Bike lanes will improve local business by bringing more customers into the neighbourhood.
Over the past year and a half, we worked together — residents, businesses, local institutions, schools — on this exciting and long-awaited project for our community. We knocked on doors, met at local coffee shops and community events, and more. We came together to build a twenty-first-century city, and we won. But, this was only the latest push in a project that began decades ago, a project championed by community advocates like Tooker Gomberg, Albert Koehl, Cycle Toronto, Bells on Bloor, and countless others.
Protected bike lanes on Bloor Street will make it safer for drivers, cyclists, and pedestrians. They will also improve local business by bringing more customers into the neighbourhood; and ultimately, they will help to reduce congestion by moving people out of cars and into more active modes of transportation.

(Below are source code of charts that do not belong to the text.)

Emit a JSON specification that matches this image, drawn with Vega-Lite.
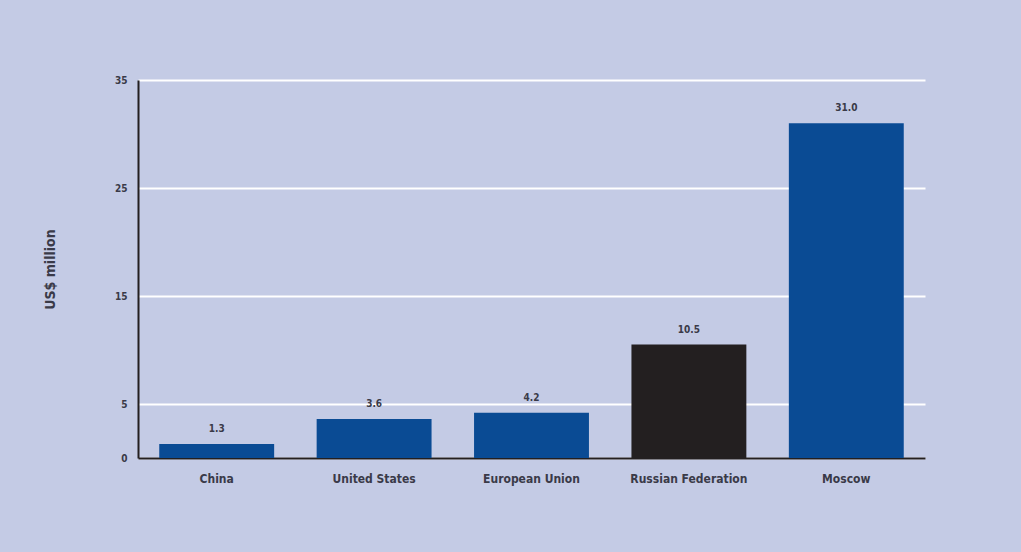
{
  "$schema": "https://vega.github.io/schema/vega-lite/v6.json",
  "width": 787,
  "height": 378,
  "autosize": {"type": "none"},
  "padding": {"left": 138, "top": 80, "right": 96, "bottom": 94},
  "background": "#c4cbe5",
  "config": {
    "view": {"stroke": null},
    "font": "DejaVu Sans Condensed, Roboto, sans-serif"
  },
  "data": {
    "values": [
      {"region": "China", "value": 1.3, "group": "other"},
      {"region": "United States", "value": 3.6, "group": "other"},
      {"region": "European Union", "value": 4.2, "group": "other"},
      {"region": "Russian Federation", "value": 10.5, "group": "russia"},
      {"region": "Moscow", "value": 31.0, "group": "other"}
    ]
  },
  "encoding": {
    "x": {
      "field": "region",
      "type": "nominal",
      "sort": null,
      "scale": {"paddingInner": 0.27, "paddingOuter": 0.135},
      "axis": {
        "title": null,
        "labelAngle": 0,
        "labelFont": "DejaVu Sans Condensed, Roboto, sans-serif",
        "labelFontWeight": "bold",
        "labelFontSize": 12,
        "labelColor": "#3a3a48",
        "labelPadding": 15,
        "ticks": false,
        "domainColor": "#231f20",
        "domainWidth": 2
      }
    },
    "y": {
      "field": "value",
      "type": "quantitative",
      "scale": {"domain": [0, 35], "nice": false},
      "axis": {
        "title": "US$ million",
        "titleFont": "DejaVu Sans Condensed, Roboto, sans-serif",
        "titleFontWeight": "bold",
        "titleFontSize": 14,
        "titleColor": "#3a3a48",
        "titleX": -88,
        "titleY": 189,
        "titleAlign": "center",
        "titleBaseline": "middle",
        "titleAngle": 270,
        "values": [0, 5, 15, 25, 35],
        "labelFont": "DejaVu Sans Condensed, Roboto, sans-serif",
        "labelFontWeight": "bold",
        "labelFontSize": 10,
        "labelColor": "#3a3a48",
        "labelPadding": 11,
        "ticks": false,
        "domainColor": "#231f20",
        "domainWidth": 2,
        "grid": true,
        "gridColor": "#ffffff",
        "gridWidth": 2,
        "gridOpacity": 1
      }
    }
  },
  "layer": [
    {
      "mark": {"type": "bar"},
      "encoding": {
        "color": {
          "field": "group",
          "type": "nominal",
          "scale": {"domain": ["other", "russia"], "range": ["#0a4b94", "#231f20"]},
          "legend": null
        }
      }
    },
    {
      "mark": {
        "type": "text",
        "baseline": "bottom",
        "dy": -10,
        "font": "DejaVu Sans Condensed, Roboto, sans-serif",
        "fontWeight": "bold",
        "fontSize": 10,
        "color": "#3a3a48"
      },
      "encoding": {
        "text": {"field": "value", "type": "quantitative", "format": ".1f"}
      }
    }
  ]
}
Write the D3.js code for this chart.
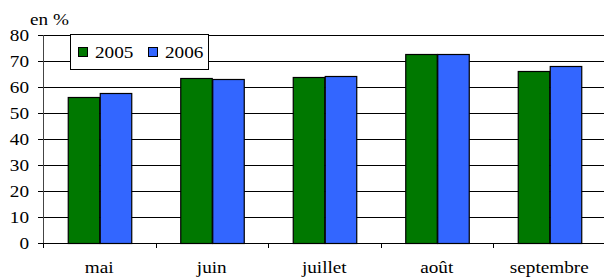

Bloor Street was first identified as an ideal east-west cycling route in the city’s 2001 Bike Plan.
Bloor Street was first identified as an ideal east-west cycling route in the city’s 2001 Bike Plan: it is flat, unencumbered by streetcar tracks, and already heavily used by cyclists travelling east or west throughout the city.
In 2009, the Toronto Centre for Active Transportation completed a study on the potential impacts on local business of a bike lane on Bloor Street and found that 90 per cent of survey respondents used some form of active transportation to arrive in the Bloor-Annex neighbourhood.
The call for bike lanes only grew louder as the years passed. Many students called for bike lanes for a safer ride to school. Many residents called for bike lanes to alleviate congestion and support healthy living. And many businesses asked for bike lanes because we’ve seen in many other contexts that they are good for business.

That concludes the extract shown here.